A prerequisite for using Deequ is adding deequ JARs and ai.databand:dbnd-api-deequ to your project dependencies:

libraryDependencies ++= Seq(
  "com.amazon.deequ" % "deequ" % "x.x.x-spark-x.x"
  "ai.databand" % "dbnd-api-deequ" % "0.xx.x",
)
<dependencyManagement>
  <dependencies>
    <dependency>
      <groupId>com.amazon.deequ</groupId>
      <artifactId>deequ</artifactId>
      <version>x.x.x-spark-x.x</version>
    </dependency>
    <dependency>
      <groupId>ai.databand</groupId>
      <artifactId>dbnd-api-deequ</artifactId>
      <version>0.xx.x</version>
    </dependency>
  </dependencies>
</dependencyManagement>
dependencies {
  implementation 'com.amazon.deequ:deequ:x.x.x-spark-x.x'
  implementation 'ai.databand:dbnd-api-deequ:0.xx.x'
}

DBND JVM Deequ Metrics Repository

Databand utilizes a custom MetricsRepository and DbndResultKey. You need to explicitly add both to the code:

import ai.databand.deequ.DbndMetricsRepository

@Task
protected def dedupRecords(data: Dataset[Row], keyColumns: Array[String]): Dataset[Row] = {
    val dedupedData = data.dropDuplicates(keyColumns)
    // custom metrics repository
    val metricsRepo = new DbndMetricsRepository(new InMemoryMetricsRepository)
    // capturing dataset verification results
    VerificationSuite()
        .onData(dedupedData)
        .addCheck(
            Check(CheckLevel.Error, "Dedup testing")
                .isUnique("name")
                .isUnique("id")
                .isComplete("name")
                .isComplete("id")
                .isPositive("score"))
        .useRepository(metricsRepo)
        .saveOrAppendResult(new DbndResultKey("dedupedData"))
        .run()
    // using metrics repositoty to capture dataset profiling results
    ColumnProfilerRunner()
        .onData(dedupedData)
        .useRepository(metricsRepo)
        .saveOrAppendResult(new DbndResultKey("dedupedData"))
        .run()
}

If you already use a metrics repository, you can wrap it inside Databand's new DbndMetricsRepository(new InMemoryMetricsRepository). Databand will first submit the metrics to the wrapped repository and to the Databand tracker afterward.

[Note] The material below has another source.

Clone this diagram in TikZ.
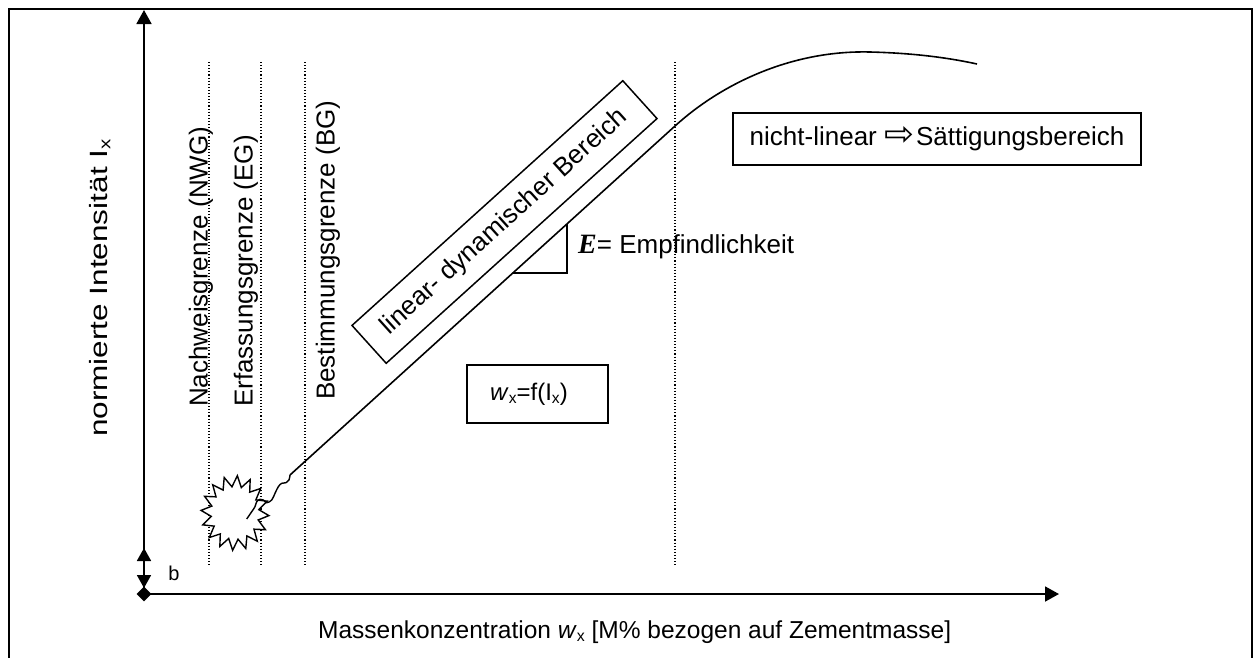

To distinguish metric keys, you should use a special DbndResultKey. We recommend giving your checks/profiles names that will allow you to clearly distinguish them in the Databand's monitoring UI.

A Note on Scala/Spark Compatibility

Databand library is Scala/Spark-agnostic and can be used with any combination of Scala/Spark. However, the Deequ version should be selected carefully to match your needs. Please refer to Deequ docs and select the exact version from the list of available versions.